• **Exercise task**: Please restate, exactly as written, the lines running from the beginning of the material through the line that has "const fmt = v" in it.

• **Information provided**:

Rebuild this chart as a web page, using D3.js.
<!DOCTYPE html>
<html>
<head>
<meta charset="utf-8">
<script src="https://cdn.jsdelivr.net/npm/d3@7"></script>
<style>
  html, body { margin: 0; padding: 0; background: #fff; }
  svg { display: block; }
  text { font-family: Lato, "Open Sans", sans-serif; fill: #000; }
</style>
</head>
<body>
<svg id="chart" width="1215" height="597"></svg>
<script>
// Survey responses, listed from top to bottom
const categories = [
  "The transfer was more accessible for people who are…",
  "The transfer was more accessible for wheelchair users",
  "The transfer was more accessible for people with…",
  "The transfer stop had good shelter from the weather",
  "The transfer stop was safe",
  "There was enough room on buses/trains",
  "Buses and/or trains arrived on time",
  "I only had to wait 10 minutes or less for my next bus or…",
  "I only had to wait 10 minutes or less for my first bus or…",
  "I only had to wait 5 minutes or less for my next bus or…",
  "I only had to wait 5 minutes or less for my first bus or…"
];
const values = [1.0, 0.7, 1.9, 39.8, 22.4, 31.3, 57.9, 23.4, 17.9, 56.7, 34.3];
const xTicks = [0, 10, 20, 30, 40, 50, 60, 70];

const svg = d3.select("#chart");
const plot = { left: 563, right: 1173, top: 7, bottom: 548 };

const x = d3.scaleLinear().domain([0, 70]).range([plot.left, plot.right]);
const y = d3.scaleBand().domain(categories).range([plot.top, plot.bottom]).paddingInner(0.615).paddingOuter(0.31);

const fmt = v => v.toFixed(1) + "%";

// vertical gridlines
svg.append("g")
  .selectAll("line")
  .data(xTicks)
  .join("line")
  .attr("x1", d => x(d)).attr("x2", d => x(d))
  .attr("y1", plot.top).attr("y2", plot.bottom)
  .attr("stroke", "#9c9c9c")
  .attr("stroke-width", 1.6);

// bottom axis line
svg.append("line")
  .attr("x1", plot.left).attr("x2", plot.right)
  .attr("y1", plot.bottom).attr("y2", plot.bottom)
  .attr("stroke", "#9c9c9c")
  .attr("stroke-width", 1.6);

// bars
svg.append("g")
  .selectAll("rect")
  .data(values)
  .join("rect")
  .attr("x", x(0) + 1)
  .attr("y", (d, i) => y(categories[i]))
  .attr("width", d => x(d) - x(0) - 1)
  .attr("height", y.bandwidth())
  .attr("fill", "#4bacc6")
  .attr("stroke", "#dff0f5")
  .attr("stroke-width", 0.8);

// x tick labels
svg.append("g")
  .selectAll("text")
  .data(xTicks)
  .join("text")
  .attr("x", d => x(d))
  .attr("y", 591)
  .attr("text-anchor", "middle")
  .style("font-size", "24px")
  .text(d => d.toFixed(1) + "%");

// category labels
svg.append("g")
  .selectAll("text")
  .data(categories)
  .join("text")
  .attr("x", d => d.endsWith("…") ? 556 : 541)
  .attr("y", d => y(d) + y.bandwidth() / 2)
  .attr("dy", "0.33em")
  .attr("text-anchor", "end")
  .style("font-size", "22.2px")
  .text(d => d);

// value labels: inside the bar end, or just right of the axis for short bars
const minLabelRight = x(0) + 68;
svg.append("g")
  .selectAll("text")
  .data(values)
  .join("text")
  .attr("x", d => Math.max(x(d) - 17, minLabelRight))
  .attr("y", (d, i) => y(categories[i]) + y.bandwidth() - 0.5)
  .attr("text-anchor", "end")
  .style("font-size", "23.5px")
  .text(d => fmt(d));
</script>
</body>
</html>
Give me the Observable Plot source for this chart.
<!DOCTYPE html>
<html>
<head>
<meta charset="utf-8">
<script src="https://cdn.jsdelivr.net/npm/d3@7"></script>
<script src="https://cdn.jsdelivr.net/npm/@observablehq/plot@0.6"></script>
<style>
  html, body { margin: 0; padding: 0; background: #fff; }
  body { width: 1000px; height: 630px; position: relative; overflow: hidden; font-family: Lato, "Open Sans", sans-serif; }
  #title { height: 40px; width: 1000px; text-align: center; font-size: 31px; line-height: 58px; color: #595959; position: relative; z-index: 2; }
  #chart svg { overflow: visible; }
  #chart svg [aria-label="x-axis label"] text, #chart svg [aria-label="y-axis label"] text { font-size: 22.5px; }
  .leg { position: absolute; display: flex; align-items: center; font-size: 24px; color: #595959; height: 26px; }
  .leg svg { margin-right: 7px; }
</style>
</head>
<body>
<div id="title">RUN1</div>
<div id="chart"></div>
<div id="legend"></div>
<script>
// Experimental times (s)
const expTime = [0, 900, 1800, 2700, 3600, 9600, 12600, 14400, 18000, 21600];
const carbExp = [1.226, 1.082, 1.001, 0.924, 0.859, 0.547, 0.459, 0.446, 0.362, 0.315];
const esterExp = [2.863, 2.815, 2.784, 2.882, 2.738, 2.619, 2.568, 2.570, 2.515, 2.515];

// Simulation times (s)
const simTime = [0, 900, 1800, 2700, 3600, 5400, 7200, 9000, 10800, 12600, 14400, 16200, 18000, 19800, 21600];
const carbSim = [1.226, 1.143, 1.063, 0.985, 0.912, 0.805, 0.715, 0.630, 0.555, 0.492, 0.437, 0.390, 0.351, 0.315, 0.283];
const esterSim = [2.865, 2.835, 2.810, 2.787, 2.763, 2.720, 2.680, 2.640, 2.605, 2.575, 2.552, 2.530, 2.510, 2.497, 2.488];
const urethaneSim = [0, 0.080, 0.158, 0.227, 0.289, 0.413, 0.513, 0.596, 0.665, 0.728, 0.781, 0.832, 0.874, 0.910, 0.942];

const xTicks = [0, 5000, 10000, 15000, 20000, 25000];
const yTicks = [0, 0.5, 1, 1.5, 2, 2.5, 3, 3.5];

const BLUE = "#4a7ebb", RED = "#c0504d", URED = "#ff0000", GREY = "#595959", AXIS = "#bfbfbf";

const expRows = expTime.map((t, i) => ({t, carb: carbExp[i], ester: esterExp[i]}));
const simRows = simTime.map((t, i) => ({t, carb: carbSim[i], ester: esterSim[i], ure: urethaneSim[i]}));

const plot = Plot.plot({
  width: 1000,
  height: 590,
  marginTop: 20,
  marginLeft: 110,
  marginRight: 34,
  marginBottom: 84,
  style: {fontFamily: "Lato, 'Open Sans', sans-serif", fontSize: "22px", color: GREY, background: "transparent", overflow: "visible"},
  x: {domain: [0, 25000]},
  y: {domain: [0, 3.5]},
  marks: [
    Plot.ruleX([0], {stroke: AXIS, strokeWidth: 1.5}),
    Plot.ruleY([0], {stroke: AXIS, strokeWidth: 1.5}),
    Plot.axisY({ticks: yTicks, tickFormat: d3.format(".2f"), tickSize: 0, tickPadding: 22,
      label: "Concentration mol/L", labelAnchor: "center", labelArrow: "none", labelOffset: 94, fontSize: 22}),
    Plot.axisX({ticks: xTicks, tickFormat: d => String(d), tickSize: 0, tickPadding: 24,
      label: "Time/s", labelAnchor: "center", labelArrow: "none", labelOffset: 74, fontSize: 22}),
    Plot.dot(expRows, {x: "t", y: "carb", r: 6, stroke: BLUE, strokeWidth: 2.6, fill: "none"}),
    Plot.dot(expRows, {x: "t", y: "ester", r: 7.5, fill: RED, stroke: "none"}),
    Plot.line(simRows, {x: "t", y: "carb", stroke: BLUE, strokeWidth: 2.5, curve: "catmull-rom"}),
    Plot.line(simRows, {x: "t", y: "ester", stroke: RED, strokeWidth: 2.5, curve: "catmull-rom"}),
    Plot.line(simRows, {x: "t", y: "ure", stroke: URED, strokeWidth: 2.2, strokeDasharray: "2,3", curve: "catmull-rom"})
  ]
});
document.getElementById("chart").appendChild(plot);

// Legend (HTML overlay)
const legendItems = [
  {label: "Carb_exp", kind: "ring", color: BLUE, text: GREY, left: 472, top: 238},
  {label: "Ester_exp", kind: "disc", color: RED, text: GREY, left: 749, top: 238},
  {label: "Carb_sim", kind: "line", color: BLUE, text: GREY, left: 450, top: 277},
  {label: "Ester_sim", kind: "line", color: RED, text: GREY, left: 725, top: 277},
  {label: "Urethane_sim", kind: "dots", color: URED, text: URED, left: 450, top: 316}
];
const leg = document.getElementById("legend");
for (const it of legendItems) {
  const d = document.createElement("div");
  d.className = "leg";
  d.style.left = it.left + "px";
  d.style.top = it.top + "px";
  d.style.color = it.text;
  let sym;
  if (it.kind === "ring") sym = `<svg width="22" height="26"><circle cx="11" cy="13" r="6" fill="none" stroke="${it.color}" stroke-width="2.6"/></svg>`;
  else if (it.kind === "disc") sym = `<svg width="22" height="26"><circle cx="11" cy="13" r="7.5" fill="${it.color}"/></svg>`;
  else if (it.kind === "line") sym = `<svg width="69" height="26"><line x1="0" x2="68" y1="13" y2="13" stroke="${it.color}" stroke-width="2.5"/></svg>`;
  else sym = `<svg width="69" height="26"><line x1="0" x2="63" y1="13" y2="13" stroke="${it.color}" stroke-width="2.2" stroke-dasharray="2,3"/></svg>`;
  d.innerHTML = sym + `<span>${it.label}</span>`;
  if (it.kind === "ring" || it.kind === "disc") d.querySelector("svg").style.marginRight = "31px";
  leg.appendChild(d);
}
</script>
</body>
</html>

• **Task result**:
Rebuild this chart as a web page, using D3.js.
<!DOCTYPE html>
<html>
<head>
<meta charset="utf-8">
<script src="https://cdn.jsdelivr.net/npm/d3@7"></script>
<style>
  html, body { margin: 0; padding: 0; background: #fff; }
  svg { display: block; }
  text { font-family: Lato, "Open Sans", sans-serif; fill: #000; }
</style>
</head>
<body>
<svg id="chart" width="1215" height="597"></svg>
<script>
// Survey responses, listed from top to bottom
const categories = [
  "The transfer was more accessible for people who are…",
  "The transfer was more accessible for wheelchair users",
  "The transfer was more accessible for people with…",
  "The transfer stop had good shelter from the weather",
  "The transfer stop was safe",
  "There was enough room on buses/trains",
  "Buses and/or trains arrived on time",
  "I only had to wait 10 minutes or less for my next bus or…",
  "I only had to wait 10 minutes or less for my first bus or…",
  "I only had to wait 5 minutes or less for my next bus or…",
  "I only had to wait 5 minutes or less for my first bus or…"
];
const values = [1.0, 0.7, 1.9, 39.8, 22.4, 31.3, 57.9, 23.4, 17.9, 56.7, 34.3];
const xTicks = [0, 10, 20, 30, 40, 50, 60, 70];

const svg = d3.select("#chart");
const plot = { left: 563, right: 1173, top: 7, bottom: 548 };

const x = d3.scaleLinear().domain([0, 70]).range([plot.left, plot.right]);
const y = d3.scaleBand().domain(categories).range([plot.top, plot.bottom]).paddingInner(0.615).paddingOuter(0.31);

const fmt = v => v.toFixed(1) + "%";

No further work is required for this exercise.